You can also try placing these three functions (Tick Count/TCP Read/Tick Count) in a subVI and increasing the priority of the subVI to Time Critical to prevent the LV scheduler from switching to another VI during this sequence.

authored by
Christian L, CLA
Systems Engineering Manager - Automotive and Transportation
NI - Austin, TX

Stephen_Moore · ‎01-19-2011

Hi,

I have just installed STM using stm_202_installer.zip on LabVIEW 2010 and carried out a mass compile.

There appears to be a vi missing.

#### Starting Mass Compile: 19 Jan 2011 09:38:22
Directory: "C:\Program Files\National Instruments\LabVIEW 2010\user.lib\STM"
Search failed to find "SUM Read Msg.vi" previously from "<userlib>:\STM\Examples\Distributed Clients\SUM Read Msg.vi"
### Bad VI: "Host Receive IP Address from Client.vi" Path="C:\Program Files\National Instruments\LabVIEW 2010\user.lib\STM\Examples\Distributed Clients\Host SubVIs\Host Receive IP Address from Client.vi"
#### Finished Mass Compile: 19 Jan 2011 09:38:35

The "Host Receive IP Address from Client.vi" appears to be a stand alone sub vi that is not called by anything.

I have looked into the cab files of the installer and I have been unable to find "SUM Read Msg.vi" in either stm_202_installer.zip or stm_1.0.32.zip.

I am sure that it not important but that is not really the case. Reference Design installers should be complete.

Cheers

Stephen

Ben_Engelen · ‎03-16-2011

Hi There,

I'm usng the STM and i must say it works great!

Currnetly i need a C++ program to send commands with data to a LV application, and also prefer to use STM way.

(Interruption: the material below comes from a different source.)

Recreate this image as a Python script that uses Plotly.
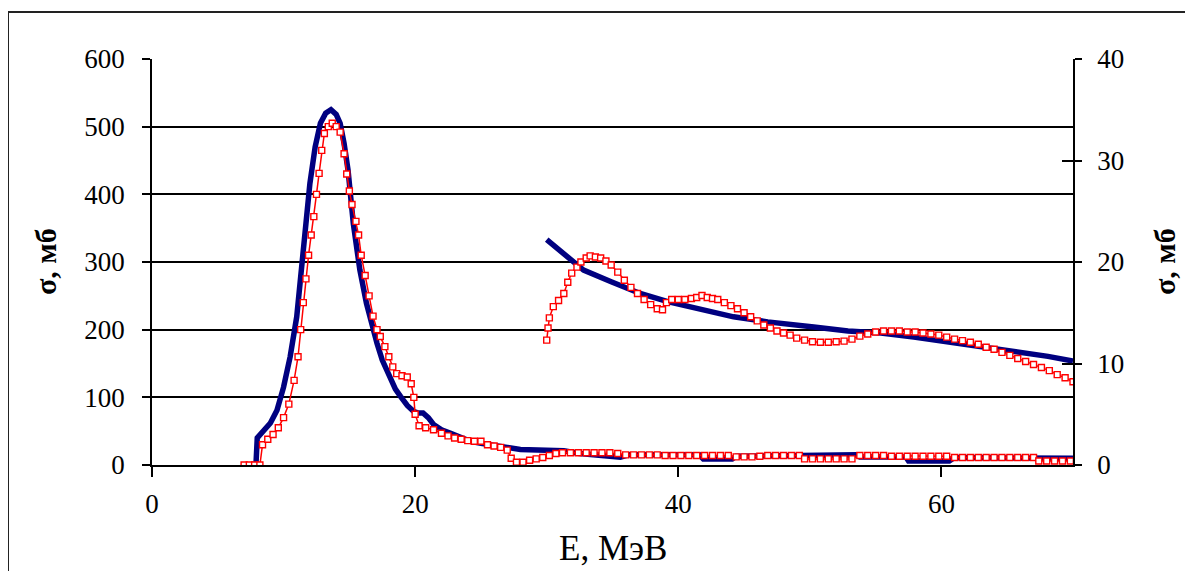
import plotly.graph_objects as go

# ---- data ----
blue1_x = [7.0, 7.9, 8.0, 8.5, 9.0, 9.5, 10.0, 10.5, 11.0, 11.3, 11.6, 12.0, 12.4, 12.8, 13.2, 13.6,
           14.0, 14.3, 14.6, 14.9, 15.3, 15.8, 16.3, 16.7, 17.1, 17.5, 18.1, 18.5, 18.9, 19.4, 19.9,
           20.2, 20.6, 21.0, 21.4, 22.0, 22.7, 23.5, 24.2, 25.0, 26.0, 27.0, 28.0, 29.0, 30.0, 31.3,
           32.5, 34.0, 34.9, 35.6, 36.2, 41.6, 41.9, 44.1, 44.4, 49.3, 49.5, 53.5, 53.8, 57.3, 57.5,
           60.6, 61.0, 67.4, 67.5, 70.0]
blue1_y = [0, 0, 40, 50, 62, 81, 115, 160, 219, 278, 347, 416, 470, 505, 520, 525,
           518, 505, 475, 436, 357, 288, 239, 205, 180, 155, 130, 112, 101, 88, 79,
           77, 77, 70, 60, 52, 47, 40, 35, 32, 28, 26, 23, 22, 21, 21,
           17, 14, 11.5, 11.5, 15, 15, 9, 9, 13, 14, 15, 15, 12, 12, 6,
           6, 11, 11, 10, 10]

red1_x = [7.0, 7.4, 7.8, 8.2, 8.4, 8.8, 9.2, 9.6, 10.0, 10.4, 10.8, 11.1, 11.3, 11.5, 11.7, 11.9,
          12.1, 12.3, 12.5, 12.7, 12.9, 13.1, 13.4, 13.7, 14.0, 14.3, 14.6, 14.8, 15.0, 15.2, 15.5,
          15.7, 15.9, 16.2, 16.5, 16.8, 17.1, 17.35, 17.7, 18.0, 18.3, 18.6, 19.0, 19.4, 19.7, 19.9,
          20.0, 20.3, 20.8, 21.4, 22.0, 22.5, 23.0, 23.5, 24.0, 24.5, 25.0, 25.5, 26.0, 26.5, 27.0,
          27.3, 27.7, 28.2, 28.7, 29.2, 29.7, 30.2, 30.7, 31.2, 31.8, 32.4, 33.0, 33.6, 34.2, 34.8,
          35.4, 36.0, 36.6, 37.2, 37.8, 38.4, 39.0, 39.6, 40.2, 40.8, 41.4, 42.0, 42.6, 43.2, 43.8,
          44.4, 45.0, 45.6, 46.2, 46.8, 47.4, 48.0, 48.6, 49.2, 49.6, 50.2, 50.8, 51.4, 52.0, 52.6,
          53.2, 53.8, 54.4, 55.0, 55.6, 56.2, 56.8, 57.4, 58.0, 58.6, 59.2, 59.8, 60.4, 61.0, 61.6,
          62.2, 62.8, 63.4, 64.0, 64.6, 65.2, 65.8, 66.4, 67.0, 67.4, 68.0, 68.6, 69.2, 69.8]
red1_y = [0, 0, 0, 0, 30, 38, 45, 55, 70, 90, 125, 160, 200, 240, 275, 310,
          340, 367, 400, 431, 465, 490, 500, 505, 500, 492, 460, 430, 405, 385, 360,
          340, 310, 280, 250, 220, 200, 190, 175, 160, 145, 135, 132, 130, 120, 100,
          75, 58, 55, 52, 47, 43, 40, 38, 36, 35, 35, 30, 28, 26, 22,
          10, 4, 4, 7, 9, 11, 14, 17, 18, 18, 18, 18, 18, 18, 18,
          17, 15, 15, 15, 15, 15, 14, 14, 14, 14, 14, 14, 14, 14, 14,
          12, 12, 12, 13, 14, 14, 14, 14, 14, 9, 9, 9, 9, 9, 9,
          9, 14, 14, 14, 14, 13, 13, 13, 13, 13, 13, 13, 13, 11, 11,
          11, 11, 11, 11, 11, 11, 11, 11, 11, 6, 6, 6, 6, 6]

blue2_x = [30.0, 31.6, 32.8, 34.9, 37.1, 39.2, 41.7, 44.2, 46.8, 49.1, 50.3, 52.9, 55.4, 57.9,
           60.5, 63.0, 65.5, 68.1, 70.0]
blue2_y = [22.2, 20.5, 19.2, 18.06, 16.9, 16.1, 15.3, 14.6, 14.1, 13.7, 13.6, 13.2, 13.0, 12.6,
           12.15, 11.65, 11.16, 10.7, 10.25]

red2_x = [30.0, 30.1, 30.2, 30.5, 30.9, 31.3, 31.6, 31.9, 32.3, 32.6, 33.0, 33.3, 33.7, 34.1,
          34.5, 34.9, 35.4, 35.9, 36.4, 36.9, 37.4, 37.9, 38.4, 38.8, 39.1, 39.5, 40.0, 40.5,
          41.0, 41.4, 41.8, 42.2, 42.6, 43.0, 43.5, 44.0, 44.5, 45.0, 45.5, 46.0, 46.5, 47.0,
          47.5, 48.0, 48.5, 49.0, 49.6, 50.2, 50.8, 51.4, 52.0, 52.6, 53.2, 53.8, 54.4, 55.0,
          55.6, 56.2, 56.8, 57.4, 58.0, 58.6, 59.2, 59.8, 60.4, 61.0, 61.6, 62.2, 62.8, 63.4,
          64.0, 64.6, 65.2, 65.8, 66.4, 67.0, 67.6, 68.2, 68.8, 69.4, 70.0]
red2_y = [12.3, 13.5, 14.5, 15.6, 16.2, 16.9, 18.0, 18.9, 19.5, 20.0, 20.4, 20.6, 20.5, 20.4,
          20.1, 19.7, 19.0, 18.2, 17.5, 16.9, 16.3, 15.8, 15.4, 15.3, 16.0, 16.3, 16.3, 16.3,
          16.4, 16.5, 16.7, 16.5, 16.4, 16.3, 16.0, 15.7, 15.4, 15.0, 14.6, 14.2, 13.8, 13.5,
          13.2, 13.0, 12.8, 12.5, 12.3, 12.15, 12.1, 12.1, 12.15, 12.2, 12.4, 12.7, 12.9, 13.1,
          13.2, 13.2, 13.2, 13.1, 13.1, 13.0, 12.9, 12.8, 12.6, 12.4, 12.25, 12.1, 11.9, 11.6,
          11.4, 11.1, 10.8, 10.5, 10.2, 9.9, 9.6, 9.3, 8.9, 8.6, 8.2]

x_ticks = [0, 20, 40, 60]
left_ticks = [0, 100, 200, 300, 400, 500, 600]
right_ticks = [0, 10, 20, 30, 40]

x_title = "E, МэВ"
y_title = "σ, мб"

# ---- styles ----
NAVY = "#000080"
RED = "#FF0000"
SERIF = "Liberation Serif, Times New Roman, serif"

red_marker = dict(symbol="square", size=6, color="white", line=dict(color=RED, width=1.4))

fig = go.Figure()
fig.add_trace(go.Scatter(x=blue1_x, y=blue1_y, mode="lines", line=dict(color=NAVY, width=5.5),
                         yaxis="y", showlegend=False))
fig.add_trace(go.Scatter(x=red1_x, y=red1_y, mode="lines+markers", line=dict(color=RED, width=1.5),
                         marker=red_marker, yaxis="y", showlegend=False))
fig.add_trace(go.Scatter(x=blue2_x, y=blue2_y, mode="lines", line=dict(color=NAVY, width=5.5),
                         yaxis="y2", showlegend=False))
fig.add_trace(go.Scatter(x=red2_x, y=red2_y, mode="lines+markers", line=dict(color=RED, width=1.5),
                         marker=red_marker, yaxis="y2", showlegend=False))
fig.add_trace(go.Scatter(x=[None], y=[None], yaxis="y3", showlegend=False, hoverinfo="skip"))

# page body has an 8px margin: work in figure coordinates
OFF = 8
W, H = 1193 - 2 * OFF, 571 - OFF
L, R, T, B = 152 - OFF, 1073 - OFF, 59 - OFF, 465 - OFF
pw, ph = R - L, B - T


def px(x):
    return (x - OFF - L) / pw


def py(y):
    return (B - (y - OFF)) / ph


TICKFONT = dict(family=SERIF, size=27, color="black")

fig.update_layout(
    width=W, height=H, autosize=False,
    margin=dict(l=L, r=W - R, t=T, b=H - B, pad=0),
    paper_bgcolor="white", plot_bgcolor="white",
    font=dict(family=SERIF, size=27, color="black"),
    xaxis=dict(range=[0, 70], tickvals=x_ticks, ticktext=[str(v) for v in x_ticks],
               showgrid=False, zeroline=False, showline=True, linecolor="black", linewidth=1.6,
               ticks="outside", ticklen=10, tickwidth=1.6, tickcolor="black",
               ticklabelstandoff=4, tickfont=TICKFONT),
    yaxis=dict(range=[0, 600], tickvals=left_ticks, ticktext=[str(v) for v in left_ticks],
               showgrid=True, gridcolor="black", gridwidth=1.6, zeroline=False,
               showline=True, linecolor="black", linewidth=1.6,
               ticks="outside", ticklen=8, tickwidth=1.6, tickcolor="black",
               ticklabelstandoff=12, tickfont=TICKFONT),
    yaxis2=dict(range=[0, 40], tickvals=right_ticks, ticktext=[str(v) for v in right_ticks],
                overlaying="y", side="right", showgrid=False, zeroline=False,
                showline=True, linecolor="black", linewidth=1.6,
                ticks="outside", ticklen=7, tickwidth=1.6, tickcolor="black",
                ticklabelstandoff=10, tickfont=TICKFONT),
    yaxis3=dict(range=[0, 40], tickvals=right_ticks, overlaying="y", side="right",
                showgrid=False, zeroline=False, showline=False, showticklabels=False,
                ticks="inside", ticklen=11, tickwidth=1.6, tickcolor="black"),
)

fig.add_annotation(text=x_title, xref="paper", yref="paper", x=0.5, y=py(548),
                   xanchor="center", yanchor="middle", showarrow=False,
                   font=dict(family=SERIF, size=35, color="black"))
fig.add_annotation(text="<b>" + y_title + "</b>", xref="paper", yref="paper", x=px(45), y=0.5,
                   xanchor="center", yanchor="middle", showarrow=False, textangle=-90,
                   font=dict(family=SERIF, size=30, color="black"))
fig.add_annotation(text="<b>" + y_title + "</b>", xref="paper", yref="paper", x=px(1164), y=0.5,
                   xanchor="center", yanchor="middle", showarrow=False, textangle=-90,
                   font=dict(family=SERIF, size=30, color="black"))

fig.add_shape(type="rect", xref="paper", yref="paper",
              x0=px(8), x1=px(1200), y0=py(590), y1=py(12),
              line=dict(color="#222222", width=2), fillcolor="rgba(0,0,0,0)", layer="below")

fig.write_html("out.html")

I have downloaded the VSC++ example, and this explains already a lot.

But (there is always a but ) the data in my LabVIEW application is organised in a cluster, typical cluster is attachted.

Creating a flatten/unflatten function in C++ for each of 25 commands will be a lot of work.

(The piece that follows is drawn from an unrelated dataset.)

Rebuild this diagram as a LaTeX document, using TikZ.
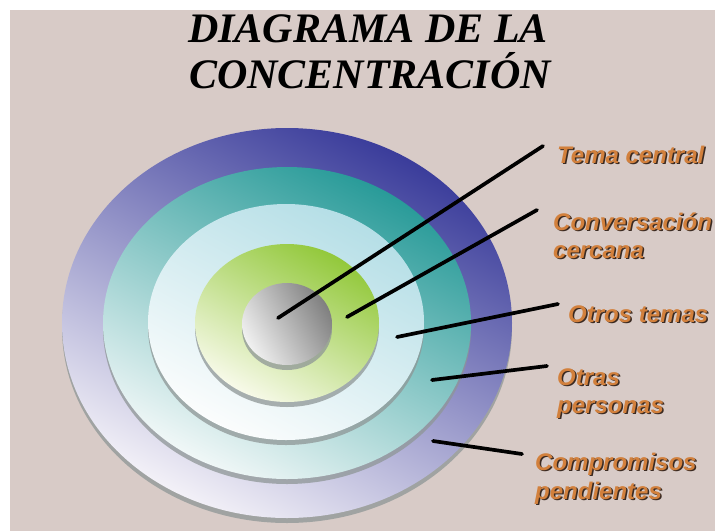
\documentclass[tikz,border=0pt]{standalone}
\usepackage{fontspec}
\setmainfont{Liberation Sans}
\newfontfamily\titlefont{Liberation Serif}
\definecolor{bgc}{HTML}{D8CBC7}
\definecolor{lblc}{HTML}{D2803C}
\definecolor{lblsh}{HTML}{3A2A22}
\definecolor{shadc}{HTML}{8E9696}
\definecolor{blueD}{HTML}{393B9A}
\definecolor{blueM}{HTML}{5454A8}
\definecolor{blueL}{HTML}{F4F2F8}
\definecolor{tealD}{HTML}{279A98}
\definecolor{tealM}{HTML}{48A8A8}
\definecolor{tealL}{HTML}{F2F8F8}
\definecolor{cyanD}{HTML}{B4DEE6}
\definecolor{cyanL}{HTML}{FCFDFD}
\definecolor{greenD}{HTML}{92C83A}
\definecolor{greenM}{HTML}{A2D050}
\definecolor{greenL}{HTML}{F8FAEA}
\definecolor{grayD}{HTML}{808080}
\definecolor{grayM}{HTML}{ABABAB}
\definecolor{grayL}{HTML}{F0F0F0}
\begin{document}
\begin{tikzpicture}[x=1pt,y=-1pt,
  discshadow/.style={fill=shadc, opacity=0.75},
  lbl/.style={font=\fontsize{24}{28}\selectfont\bfseries\itshape, text=lblc, inner sep=0pt, anchor=base west},
  lblshadow/.style={font=\fontsize{24}{28}\selectfont\bfseries\itshape, text=lblsh, inner sep=0pt, anchor=base west},
  ttl/.style={font=\titlefont\fontsize{42}{46}\selectfont\bfseries\itshape, text=black, inner sep=0pt, anchor=base},
  pointer/.style={line width=3.7pt, black, line cap=round}
]
\useasboundingbox (0,0) rectangle (715,531);
\fill[white] (0,0) rectangle (715,531);
\fill[bgc] (10,10) rectangle (715,531);

% title
\node[ttl] (t1) at (368,42) {DIAGRAMA DE LA};
\node[ttl] (t2) at (370,88) {CONCENTRACIÓN};

% discs
\fill[discshadow] (287,328) ellipse [x radius=225, y radius=195];
\shade[top color=blueD, middle color=blueM, bottom color=blueL, shading angle=-28] (287,323) ellipse [x radius=225, y radius=195];
\fill[discshadow] (287,328) ellipse [x radius=184, y radius=156];
\shade[top color=tealD, middle color=tealM, bottom color=tealL, shading angle=-28] (287,323) ellipse [x radius=184, y radius=156];
\fill[discshadow] (286,327) ellipse [x radius=138, y radius=118];
\shade[top color=cyanD, middle color=cyanD!80!white, bottom color=cyanL, shading angle=-28] (286,322) ellipse [x radius=138, y radius=118];
\fill[discshadow] (287,328) ellipse [x radius=92, y radius=79];
\shade[top color=greenD, middle color=greenM, bottom color=greenL, shading angle=-30] (287,323) ellipse [x radius=92, y radius=79];
\fill[discshadow] (287,329) ellipse [x radius=45, y radius=41];
\shade[top color=grayD, middle color=grayM, bottom color=grayL, shading angle=-60] (287,324) ellipse [x radius=45, y radius=41];

% pointer ends
\coordinate (p1) at (278,318);
\coordinate (q1) at (543,146);
\coordinate (p2) at (347,317);
\coordinate (q2) at (537,210);
\coordinate (p3) at (397,337);
\coordinate (q3) at (558,304);
\coordinate (p4) at (432,380);
\coordinate (q4) at (547,366);
\coordinate (p5) at (433,441);
\coordinate (q5) at (522,454);

\draw[pointer] (p1) -- (q1);
\draw[pointer] (p2) -- (q2);
\draw[pointer] (p3) -- (q3);
\draw[pointer] (p4) -- (q4);
\draw[pointer] (p5) -- (q5);

% labels
\node[lblshadow] (l1s) at (558.5,164.5) {Tema central};
\node[lbl] (l1) at (557,163) {Tema central};
\node[lblshadow] (l2s) at (554.5,231.5) {Conversación};
\node[lbl] (l2) at (553,230) {Conversación};
\node[lblshadow] (l2bs) at (554.5,259.5) {cercana};
\node[lbl] (l2b) at (553,258) {cercana};
\node[lblshadow] (l3s) at (569.5,323.5) {Otros temas};
\node[lbl] (l3) at (568,322) {Otros temas};
\node[lblshadow] (l4s) at (558.5,386.5) {Otras};
\node[lbl] (l4) at (557,385) {Otras};
\node[lblshadow] (l4bs) at (558.5,414.5) {personas};
\node[lbl] (l4b) at (557,413) {personas};
\node[lblshadow] (l5s) at (536.5,471.5) {Compromisos};
\node[lbl] (l5) at (535,470) {Compromisos};
\node[lblshadow] (l5bs) at (536.5,500.5) {pendientes};
\node[lbl] (l5b) at (535,499) {pendientes};
\end{tikzpicture}
\end{document}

Is there a somewhat generic way to get a struct flattened (in the C++ code) so i can send it via STM to

the LabVIEW application and there unflatten it.

Or is there a better way in implementing it,

Thanks,

Ben Engelen

rolfk · ‎03-22-2011

As long as you have no variable sized arrays and strings in there and make sure to surround the definition of the structure definitions with

#pragma pack(1)

typedef {

bla;

} your_structure1;

.....

#pragma pack()

the structure layout will match exactly LabVIEWs flatten format and you can simply do a memcpy(). With strings and arrays you won't get around writing a real, recursive flatten function.

Rolf Kalbermatter
My Blog

mtru · ‎04-28-2011

This question may be for another forum as it may be associated with TCP instead of just STM, but hopefully somebody here can point me in the right direction.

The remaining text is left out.